- _Aim_
Take the lines from the head of the listing through the one bearing "var zeroLineX = [0, 100];" and copy them exactly, leaving every picture out.

┏━━

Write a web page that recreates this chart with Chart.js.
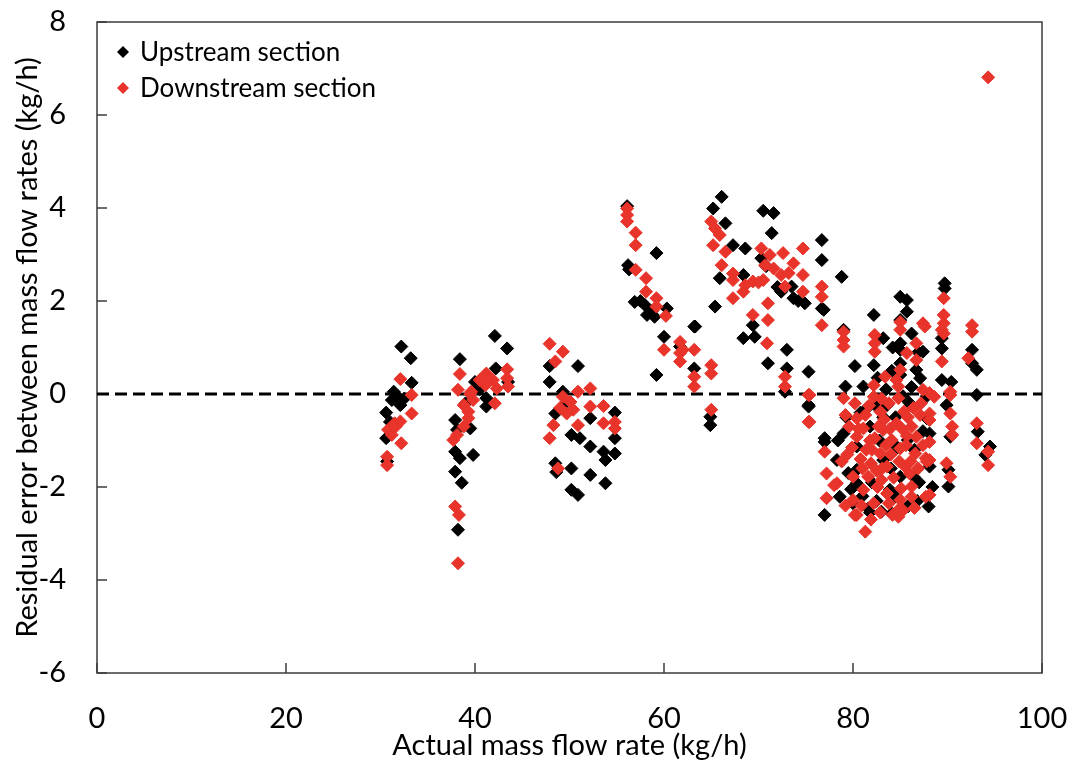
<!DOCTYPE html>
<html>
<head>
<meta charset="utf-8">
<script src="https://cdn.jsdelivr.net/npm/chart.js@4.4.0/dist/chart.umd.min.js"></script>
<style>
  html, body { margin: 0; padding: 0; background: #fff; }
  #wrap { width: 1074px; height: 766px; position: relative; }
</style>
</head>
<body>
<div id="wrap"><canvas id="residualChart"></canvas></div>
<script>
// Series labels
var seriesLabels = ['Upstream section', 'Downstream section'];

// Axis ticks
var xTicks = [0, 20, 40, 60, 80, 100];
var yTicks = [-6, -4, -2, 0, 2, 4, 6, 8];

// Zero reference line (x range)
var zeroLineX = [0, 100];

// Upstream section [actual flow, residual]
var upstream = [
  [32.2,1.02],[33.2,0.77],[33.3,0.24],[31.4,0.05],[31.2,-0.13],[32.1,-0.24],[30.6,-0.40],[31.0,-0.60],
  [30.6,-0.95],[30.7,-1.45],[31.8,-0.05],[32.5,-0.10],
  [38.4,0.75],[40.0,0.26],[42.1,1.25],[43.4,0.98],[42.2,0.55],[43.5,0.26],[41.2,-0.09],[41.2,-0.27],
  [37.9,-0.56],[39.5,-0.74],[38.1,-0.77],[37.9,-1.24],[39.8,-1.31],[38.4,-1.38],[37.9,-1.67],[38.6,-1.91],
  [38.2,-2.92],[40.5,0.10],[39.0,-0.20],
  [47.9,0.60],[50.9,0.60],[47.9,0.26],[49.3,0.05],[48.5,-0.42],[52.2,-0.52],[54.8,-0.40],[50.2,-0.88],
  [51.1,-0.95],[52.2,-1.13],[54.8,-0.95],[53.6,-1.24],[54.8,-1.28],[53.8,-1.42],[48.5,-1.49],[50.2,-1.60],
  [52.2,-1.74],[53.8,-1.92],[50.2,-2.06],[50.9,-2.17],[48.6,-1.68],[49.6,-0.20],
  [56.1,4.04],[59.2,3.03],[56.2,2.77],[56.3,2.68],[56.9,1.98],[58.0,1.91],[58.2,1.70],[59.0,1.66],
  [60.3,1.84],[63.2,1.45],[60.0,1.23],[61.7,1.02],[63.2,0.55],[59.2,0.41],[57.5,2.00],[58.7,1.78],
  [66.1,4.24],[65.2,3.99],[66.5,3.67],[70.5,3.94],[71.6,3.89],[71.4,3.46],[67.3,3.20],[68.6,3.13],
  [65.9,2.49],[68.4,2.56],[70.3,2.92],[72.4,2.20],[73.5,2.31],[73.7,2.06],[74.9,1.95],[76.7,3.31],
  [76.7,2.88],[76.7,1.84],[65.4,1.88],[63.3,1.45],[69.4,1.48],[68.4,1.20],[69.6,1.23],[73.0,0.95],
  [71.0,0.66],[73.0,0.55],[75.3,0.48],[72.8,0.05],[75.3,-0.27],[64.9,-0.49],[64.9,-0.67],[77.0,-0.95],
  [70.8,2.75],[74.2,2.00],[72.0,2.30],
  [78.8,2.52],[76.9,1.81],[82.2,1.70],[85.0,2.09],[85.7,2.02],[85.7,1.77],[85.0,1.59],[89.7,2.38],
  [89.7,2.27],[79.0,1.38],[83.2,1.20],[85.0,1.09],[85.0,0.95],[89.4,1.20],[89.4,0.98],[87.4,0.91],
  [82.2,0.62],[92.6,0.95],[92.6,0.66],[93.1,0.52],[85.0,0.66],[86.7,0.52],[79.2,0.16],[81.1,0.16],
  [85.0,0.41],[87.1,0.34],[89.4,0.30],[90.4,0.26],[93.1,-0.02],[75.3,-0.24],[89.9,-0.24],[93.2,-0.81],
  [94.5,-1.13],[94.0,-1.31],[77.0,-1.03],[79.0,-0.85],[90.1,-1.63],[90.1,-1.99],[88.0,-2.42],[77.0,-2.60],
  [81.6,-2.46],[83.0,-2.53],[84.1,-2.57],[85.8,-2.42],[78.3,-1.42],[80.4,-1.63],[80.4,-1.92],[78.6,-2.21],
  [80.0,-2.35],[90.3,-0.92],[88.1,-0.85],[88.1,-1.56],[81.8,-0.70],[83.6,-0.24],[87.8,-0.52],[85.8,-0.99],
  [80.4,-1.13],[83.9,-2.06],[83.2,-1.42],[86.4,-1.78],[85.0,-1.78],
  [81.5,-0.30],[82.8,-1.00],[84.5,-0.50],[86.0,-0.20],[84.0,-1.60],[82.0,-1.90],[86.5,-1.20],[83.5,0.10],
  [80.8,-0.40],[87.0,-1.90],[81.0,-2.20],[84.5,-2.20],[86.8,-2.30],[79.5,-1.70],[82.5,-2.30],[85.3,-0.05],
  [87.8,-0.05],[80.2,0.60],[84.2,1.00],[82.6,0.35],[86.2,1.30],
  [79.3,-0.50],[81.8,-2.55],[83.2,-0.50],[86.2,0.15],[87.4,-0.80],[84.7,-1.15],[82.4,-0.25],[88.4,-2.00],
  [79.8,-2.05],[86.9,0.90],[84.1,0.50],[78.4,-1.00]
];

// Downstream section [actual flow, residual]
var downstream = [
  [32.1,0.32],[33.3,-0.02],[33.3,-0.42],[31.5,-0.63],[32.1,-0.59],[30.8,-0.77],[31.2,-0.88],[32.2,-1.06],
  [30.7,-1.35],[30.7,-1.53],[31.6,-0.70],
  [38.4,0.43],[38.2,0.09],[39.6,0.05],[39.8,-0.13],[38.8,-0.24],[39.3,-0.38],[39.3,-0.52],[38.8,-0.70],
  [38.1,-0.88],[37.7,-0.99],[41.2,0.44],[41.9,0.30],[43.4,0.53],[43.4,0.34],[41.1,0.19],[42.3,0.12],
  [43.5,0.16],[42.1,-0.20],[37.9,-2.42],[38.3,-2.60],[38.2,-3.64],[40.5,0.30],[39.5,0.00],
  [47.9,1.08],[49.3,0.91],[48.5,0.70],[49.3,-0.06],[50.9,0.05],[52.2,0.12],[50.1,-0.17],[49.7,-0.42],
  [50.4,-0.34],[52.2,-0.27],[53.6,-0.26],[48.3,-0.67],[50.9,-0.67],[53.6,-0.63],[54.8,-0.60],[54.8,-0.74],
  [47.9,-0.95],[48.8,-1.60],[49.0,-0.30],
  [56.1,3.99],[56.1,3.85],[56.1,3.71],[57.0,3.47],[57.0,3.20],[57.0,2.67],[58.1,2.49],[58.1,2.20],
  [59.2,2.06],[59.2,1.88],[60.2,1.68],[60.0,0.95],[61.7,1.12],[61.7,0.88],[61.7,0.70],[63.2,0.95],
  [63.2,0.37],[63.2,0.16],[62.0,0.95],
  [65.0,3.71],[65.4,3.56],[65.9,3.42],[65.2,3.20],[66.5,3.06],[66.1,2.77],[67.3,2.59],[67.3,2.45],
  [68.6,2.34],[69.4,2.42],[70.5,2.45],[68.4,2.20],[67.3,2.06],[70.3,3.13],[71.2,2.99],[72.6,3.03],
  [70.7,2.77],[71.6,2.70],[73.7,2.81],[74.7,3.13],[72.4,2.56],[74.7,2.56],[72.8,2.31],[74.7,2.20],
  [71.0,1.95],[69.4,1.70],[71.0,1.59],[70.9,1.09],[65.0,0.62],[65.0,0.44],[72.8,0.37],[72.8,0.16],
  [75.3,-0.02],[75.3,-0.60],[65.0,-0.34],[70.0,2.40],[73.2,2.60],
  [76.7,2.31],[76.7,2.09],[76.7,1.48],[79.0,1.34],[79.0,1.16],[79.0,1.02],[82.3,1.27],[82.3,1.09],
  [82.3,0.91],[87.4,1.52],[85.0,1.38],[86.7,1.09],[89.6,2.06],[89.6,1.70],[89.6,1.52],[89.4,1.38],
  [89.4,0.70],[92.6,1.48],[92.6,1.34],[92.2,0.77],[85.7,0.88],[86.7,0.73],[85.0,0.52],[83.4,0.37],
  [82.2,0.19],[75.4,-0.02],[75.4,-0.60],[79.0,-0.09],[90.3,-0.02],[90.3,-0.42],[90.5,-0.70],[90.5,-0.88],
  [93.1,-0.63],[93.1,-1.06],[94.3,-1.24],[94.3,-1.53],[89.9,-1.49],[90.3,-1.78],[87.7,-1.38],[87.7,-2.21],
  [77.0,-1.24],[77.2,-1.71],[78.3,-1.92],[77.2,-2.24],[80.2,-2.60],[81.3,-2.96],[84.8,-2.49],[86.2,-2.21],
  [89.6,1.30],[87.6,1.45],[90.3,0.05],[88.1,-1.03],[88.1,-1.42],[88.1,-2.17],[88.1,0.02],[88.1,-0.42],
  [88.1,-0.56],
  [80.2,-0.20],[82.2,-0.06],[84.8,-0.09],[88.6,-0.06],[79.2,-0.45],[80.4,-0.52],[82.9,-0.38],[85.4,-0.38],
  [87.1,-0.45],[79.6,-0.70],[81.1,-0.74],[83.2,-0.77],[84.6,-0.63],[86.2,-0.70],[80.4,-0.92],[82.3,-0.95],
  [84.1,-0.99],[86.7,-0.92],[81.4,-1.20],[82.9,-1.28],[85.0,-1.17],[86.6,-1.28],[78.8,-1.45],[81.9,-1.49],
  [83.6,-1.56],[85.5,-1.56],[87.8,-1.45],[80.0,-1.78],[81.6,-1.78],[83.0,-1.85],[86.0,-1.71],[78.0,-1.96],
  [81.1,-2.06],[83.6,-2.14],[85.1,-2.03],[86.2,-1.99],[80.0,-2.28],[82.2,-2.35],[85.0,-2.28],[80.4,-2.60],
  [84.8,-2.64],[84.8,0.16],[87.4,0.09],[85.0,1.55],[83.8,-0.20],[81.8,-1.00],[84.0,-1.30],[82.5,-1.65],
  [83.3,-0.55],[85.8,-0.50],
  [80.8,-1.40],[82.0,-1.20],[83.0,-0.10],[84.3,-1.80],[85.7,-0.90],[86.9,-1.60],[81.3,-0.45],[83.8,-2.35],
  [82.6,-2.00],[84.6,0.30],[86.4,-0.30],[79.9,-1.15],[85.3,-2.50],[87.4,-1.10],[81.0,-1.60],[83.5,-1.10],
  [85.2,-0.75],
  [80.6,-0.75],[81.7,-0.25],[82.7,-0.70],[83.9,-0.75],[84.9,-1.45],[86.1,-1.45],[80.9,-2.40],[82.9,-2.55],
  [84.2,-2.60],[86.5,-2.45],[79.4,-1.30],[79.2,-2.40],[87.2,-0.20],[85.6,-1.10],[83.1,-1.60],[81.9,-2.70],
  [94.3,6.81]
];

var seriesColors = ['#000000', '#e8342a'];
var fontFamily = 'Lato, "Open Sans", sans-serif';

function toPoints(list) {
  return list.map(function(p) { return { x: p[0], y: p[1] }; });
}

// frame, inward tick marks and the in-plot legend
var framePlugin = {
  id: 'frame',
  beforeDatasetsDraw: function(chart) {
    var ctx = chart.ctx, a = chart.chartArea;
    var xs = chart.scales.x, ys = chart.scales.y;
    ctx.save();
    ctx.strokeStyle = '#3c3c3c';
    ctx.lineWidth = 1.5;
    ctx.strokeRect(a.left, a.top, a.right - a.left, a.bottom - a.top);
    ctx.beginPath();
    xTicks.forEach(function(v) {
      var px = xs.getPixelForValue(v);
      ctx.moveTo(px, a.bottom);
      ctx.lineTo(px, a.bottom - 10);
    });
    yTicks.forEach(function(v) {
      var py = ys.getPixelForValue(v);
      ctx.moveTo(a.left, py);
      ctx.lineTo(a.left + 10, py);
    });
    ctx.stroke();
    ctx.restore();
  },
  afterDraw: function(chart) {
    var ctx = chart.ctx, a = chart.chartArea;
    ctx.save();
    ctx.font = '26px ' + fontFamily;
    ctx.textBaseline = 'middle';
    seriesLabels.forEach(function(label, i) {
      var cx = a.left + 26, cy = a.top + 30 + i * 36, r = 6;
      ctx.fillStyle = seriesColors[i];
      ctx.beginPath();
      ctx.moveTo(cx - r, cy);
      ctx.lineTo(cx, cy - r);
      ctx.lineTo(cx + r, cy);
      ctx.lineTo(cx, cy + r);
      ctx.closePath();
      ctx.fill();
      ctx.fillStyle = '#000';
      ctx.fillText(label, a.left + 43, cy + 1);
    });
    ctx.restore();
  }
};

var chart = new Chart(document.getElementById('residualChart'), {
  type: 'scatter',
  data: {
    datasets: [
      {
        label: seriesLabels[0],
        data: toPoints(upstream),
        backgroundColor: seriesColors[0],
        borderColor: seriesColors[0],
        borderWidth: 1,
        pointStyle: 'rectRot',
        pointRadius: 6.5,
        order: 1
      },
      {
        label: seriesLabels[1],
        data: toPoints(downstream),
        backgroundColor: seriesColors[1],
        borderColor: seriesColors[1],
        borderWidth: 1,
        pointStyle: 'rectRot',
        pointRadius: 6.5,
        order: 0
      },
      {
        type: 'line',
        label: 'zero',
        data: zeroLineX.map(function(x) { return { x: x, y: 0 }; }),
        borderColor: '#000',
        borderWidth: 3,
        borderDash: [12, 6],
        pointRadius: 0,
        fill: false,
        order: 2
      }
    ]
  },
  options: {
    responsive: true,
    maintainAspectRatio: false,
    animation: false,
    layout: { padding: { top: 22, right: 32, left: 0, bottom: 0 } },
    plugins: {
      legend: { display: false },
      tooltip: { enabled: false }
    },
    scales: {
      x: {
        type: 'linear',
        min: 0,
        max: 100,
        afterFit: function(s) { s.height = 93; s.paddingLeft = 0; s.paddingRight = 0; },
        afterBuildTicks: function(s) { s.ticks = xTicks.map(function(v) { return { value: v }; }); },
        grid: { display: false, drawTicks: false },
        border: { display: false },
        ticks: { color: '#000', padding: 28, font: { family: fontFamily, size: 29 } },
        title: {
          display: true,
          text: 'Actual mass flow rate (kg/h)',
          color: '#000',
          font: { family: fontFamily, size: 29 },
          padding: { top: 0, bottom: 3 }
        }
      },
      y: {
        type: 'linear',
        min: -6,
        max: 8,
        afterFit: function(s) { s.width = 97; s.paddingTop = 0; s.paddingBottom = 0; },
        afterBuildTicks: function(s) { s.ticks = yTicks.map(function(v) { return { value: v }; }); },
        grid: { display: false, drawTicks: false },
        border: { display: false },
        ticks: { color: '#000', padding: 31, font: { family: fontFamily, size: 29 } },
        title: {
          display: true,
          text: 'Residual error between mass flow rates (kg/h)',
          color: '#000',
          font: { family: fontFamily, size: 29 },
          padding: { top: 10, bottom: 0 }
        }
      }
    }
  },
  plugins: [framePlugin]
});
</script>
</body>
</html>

┗━━

- _Task answer_
Write a web page that recreates this chart with Chart.js.
<!DOCTYPE html>
<html>
<head>
<meta charset="utf-8">
<script src="https://cdn.jsdelivr.net/npm/chart.js@4.4.0/dist/chart.umd.min.js"></script>
<style>
  html, body { margin: 0; padding: 0; background: #fff; }
  #wrap { width: 1074px; height: 766px; position: relative; }
</style>
</head>
<body>
<div id="wrap"><canvas id="residualChart"></canvas></div>
<script>
// Series labels
var seriesLabels = ['Upstream section', 'Downstream section'];

// Axis ticks
var xTicks = [0, 20, 40, 60, 80, 100];
var yTicks = [-6, -4, -2, 0, 2, 4, 6, 8];

// Zero reference line (x range)
var zeroLineX = [0, 100];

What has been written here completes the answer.